━━━ Information provided

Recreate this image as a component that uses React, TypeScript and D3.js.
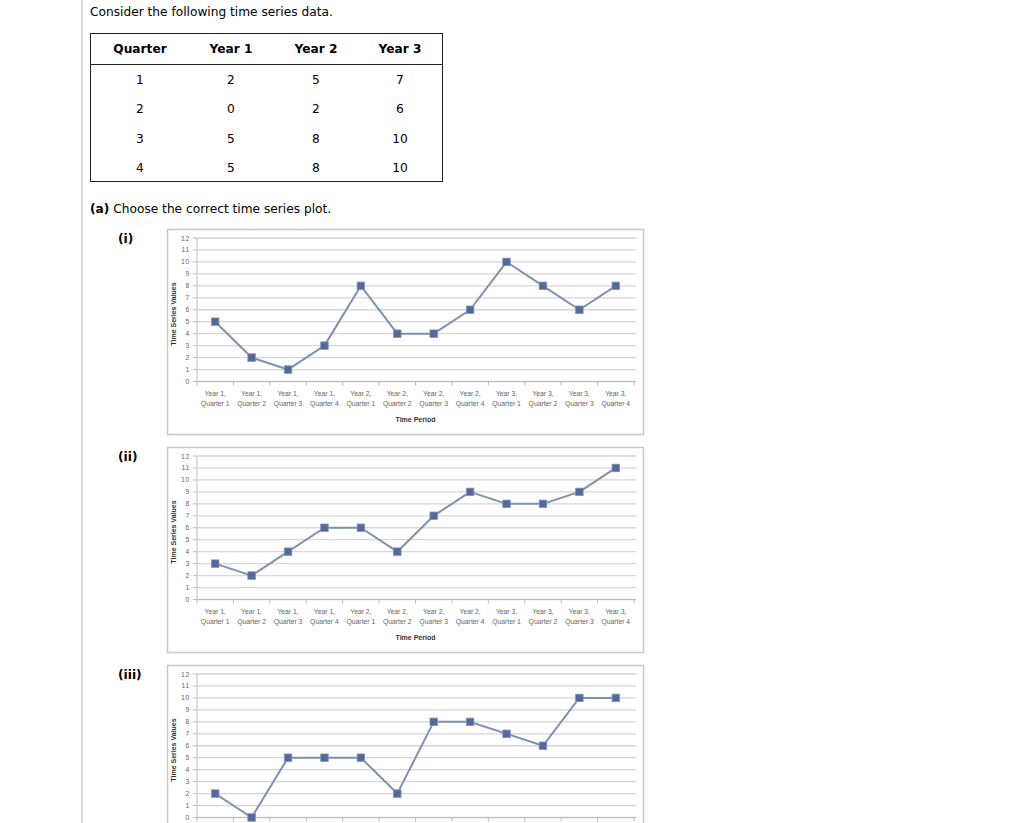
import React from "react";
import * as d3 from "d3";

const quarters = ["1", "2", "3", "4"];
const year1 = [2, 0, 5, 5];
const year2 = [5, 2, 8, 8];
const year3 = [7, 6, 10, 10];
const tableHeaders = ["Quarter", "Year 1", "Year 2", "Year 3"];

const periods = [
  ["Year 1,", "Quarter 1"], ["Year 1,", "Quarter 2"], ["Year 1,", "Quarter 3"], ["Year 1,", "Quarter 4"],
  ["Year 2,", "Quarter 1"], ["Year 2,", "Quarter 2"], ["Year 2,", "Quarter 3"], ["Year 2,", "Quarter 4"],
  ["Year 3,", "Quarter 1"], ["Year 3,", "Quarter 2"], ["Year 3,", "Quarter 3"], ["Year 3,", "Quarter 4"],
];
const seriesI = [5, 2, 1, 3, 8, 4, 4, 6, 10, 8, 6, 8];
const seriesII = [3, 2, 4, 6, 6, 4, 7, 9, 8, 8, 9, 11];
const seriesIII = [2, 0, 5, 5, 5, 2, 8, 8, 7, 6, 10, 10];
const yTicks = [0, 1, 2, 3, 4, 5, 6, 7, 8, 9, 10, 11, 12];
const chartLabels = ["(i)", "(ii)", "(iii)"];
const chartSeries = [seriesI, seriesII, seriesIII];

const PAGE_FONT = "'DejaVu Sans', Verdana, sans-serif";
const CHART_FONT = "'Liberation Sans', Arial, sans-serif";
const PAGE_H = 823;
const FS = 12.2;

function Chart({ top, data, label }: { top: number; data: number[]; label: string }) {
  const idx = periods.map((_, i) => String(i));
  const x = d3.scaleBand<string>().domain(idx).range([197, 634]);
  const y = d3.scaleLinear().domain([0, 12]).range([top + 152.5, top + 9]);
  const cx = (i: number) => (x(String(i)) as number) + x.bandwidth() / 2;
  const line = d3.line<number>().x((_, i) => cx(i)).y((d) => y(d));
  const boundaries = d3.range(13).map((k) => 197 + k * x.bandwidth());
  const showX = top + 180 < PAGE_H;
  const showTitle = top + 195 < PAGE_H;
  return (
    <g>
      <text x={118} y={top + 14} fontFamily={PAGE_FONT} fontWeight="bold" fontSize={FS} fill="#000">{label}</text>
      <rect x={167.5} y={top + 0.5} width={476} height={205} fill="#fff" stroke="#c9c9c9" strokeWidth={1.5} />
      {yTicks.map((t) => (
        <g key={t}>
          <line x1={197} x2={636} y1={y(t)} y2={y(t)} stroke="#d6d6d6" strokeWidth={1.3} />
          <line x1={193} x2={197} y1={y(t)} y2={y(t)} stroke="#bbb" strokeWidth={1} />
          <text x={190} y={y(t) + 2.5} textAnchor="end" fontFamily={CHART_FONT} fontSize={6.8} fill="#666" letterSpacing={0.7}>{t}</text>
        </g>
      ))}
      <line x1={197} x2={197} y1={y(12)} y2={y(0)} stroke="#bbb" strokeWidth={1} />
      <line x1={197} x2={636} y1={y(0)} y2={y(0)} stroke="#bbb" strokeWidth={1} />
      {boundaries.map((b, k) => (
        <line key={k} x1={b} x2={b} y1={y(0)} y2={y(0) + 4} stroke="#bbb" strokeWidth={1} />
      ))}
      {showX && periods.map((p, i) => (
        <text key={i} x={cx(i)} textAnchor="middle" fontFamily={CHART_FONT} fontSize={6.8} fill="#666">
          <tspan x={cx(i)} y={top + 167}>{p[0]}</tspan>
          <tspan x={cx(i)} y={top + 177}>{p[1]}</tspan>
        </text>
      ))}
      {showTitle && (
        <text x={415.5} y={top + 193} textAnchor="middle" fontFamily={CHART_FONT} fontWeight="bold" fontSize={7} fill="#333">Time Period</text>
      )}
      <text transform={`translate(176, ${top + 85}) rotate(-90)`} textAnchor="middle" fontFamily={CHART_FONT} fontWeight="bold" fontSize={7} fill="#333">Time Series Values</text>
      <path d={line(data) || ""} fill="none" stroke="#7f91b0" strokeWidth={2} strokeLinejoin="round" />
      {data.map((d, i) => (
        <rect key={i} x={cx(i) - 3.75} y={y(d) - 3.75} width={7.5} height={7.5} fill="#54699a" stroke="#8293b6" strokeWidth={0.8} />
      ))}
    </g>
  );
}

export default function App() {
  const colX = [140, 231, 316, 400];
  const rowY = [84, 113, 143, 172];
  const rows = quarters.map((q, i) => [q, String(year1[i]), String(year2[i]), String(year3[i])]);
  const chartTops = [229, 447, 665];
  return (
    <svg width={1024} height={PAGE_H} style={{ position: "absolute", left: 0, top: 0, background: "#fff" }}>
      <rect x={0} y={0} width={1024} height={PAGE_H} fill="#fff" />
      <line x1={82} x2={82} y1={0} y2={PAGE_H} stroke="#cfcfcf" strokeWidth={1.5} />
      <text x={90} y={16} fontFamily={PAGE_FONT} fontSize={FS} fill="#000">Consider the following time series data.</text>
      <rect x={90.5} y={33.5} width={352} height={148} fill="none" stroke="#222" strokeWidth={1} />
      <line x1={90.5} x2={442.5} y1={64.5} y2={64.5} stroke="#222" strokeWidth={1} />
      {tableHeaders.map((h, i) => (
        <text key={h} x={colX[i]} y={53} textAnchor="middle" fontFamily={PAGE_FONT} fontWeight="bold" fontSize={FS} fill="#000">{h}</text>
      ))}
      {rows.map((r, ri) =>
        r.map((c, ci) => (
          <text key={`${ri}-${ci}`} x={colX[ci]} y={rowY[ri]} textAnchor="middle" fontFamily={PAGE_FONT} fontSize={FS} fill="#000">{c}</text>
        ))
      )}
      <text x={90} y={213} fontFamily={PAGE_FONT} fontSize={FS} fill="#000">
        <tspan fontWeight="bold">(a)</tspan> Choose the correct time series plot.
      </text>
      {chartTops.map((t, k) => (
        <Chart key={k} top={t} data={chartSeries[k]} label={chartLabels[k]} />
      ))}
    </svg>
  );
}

━━━━━━

• **What this task involves**: Write out the lines from the start of the material to the line with "const FS = 12.2;", inclusive and exactly. Skip the pictures.

• **Reply**:
Recreate this image as a component that uses React, TypeScript and D3.js.
import React from "react";
import * as d3 from "d3";

const quarters = ["1", "2", "3", "4"];
const year1 = [2, 0, 5, 5];
const year2 = [5, 2, 8, 8];
const year3 = [7, 6, 10, 10];
const tableHeaders = ["Quarter", "Year 1", "Year 2", "Year 3"];

const periods = [
  ["Year 1,", "Quarter 1"], ["Year 1,", "Quarter 2"], ["Year 1,", "Quarter 3"], ["Year 1,", "Quarter 4"],
  ["Year 2,", "Quarter 1"], ["Year 2,", "Quarter 2"], ["Year 2,", "Quarter 3"], ["Year 2,", "Quarter 4"],
  ["Year 3,", "Quarter 1"], ["Year 3,", "Quarter 2"], ["Year 3,", "Quarter 3"], ["Year 3,", "Quarter 4"],
];
const seriesI = [5, 2, 1, 3, 8, 4, 4, 6, 10, 8, 6, 8];
const seriesII = [3, 2, 4, 6, 6, 4, 7, 9, 8, 8, 9, 11];
const seriesIII = [2, 0, 5, 5, 5, 2, 8, 8, 7, 6, 10, 10];
const yTicks = [0, 1, 2, 3, 4, 5, 6, 7, 8, 9, 10, 11, 12];
const chartLabels = ["(i)", "(ii)", "(iii)"];
const chartSeries = [seriesI, seriesII, seriesIII];

const PAGE_FONT = "'DejaVu Sans', Verdana, sans-serif";
const CHART_FONT = "'Liberation Sans', Arial, sans-serif";
const PAGE_H = 823;
const FS = 12.2;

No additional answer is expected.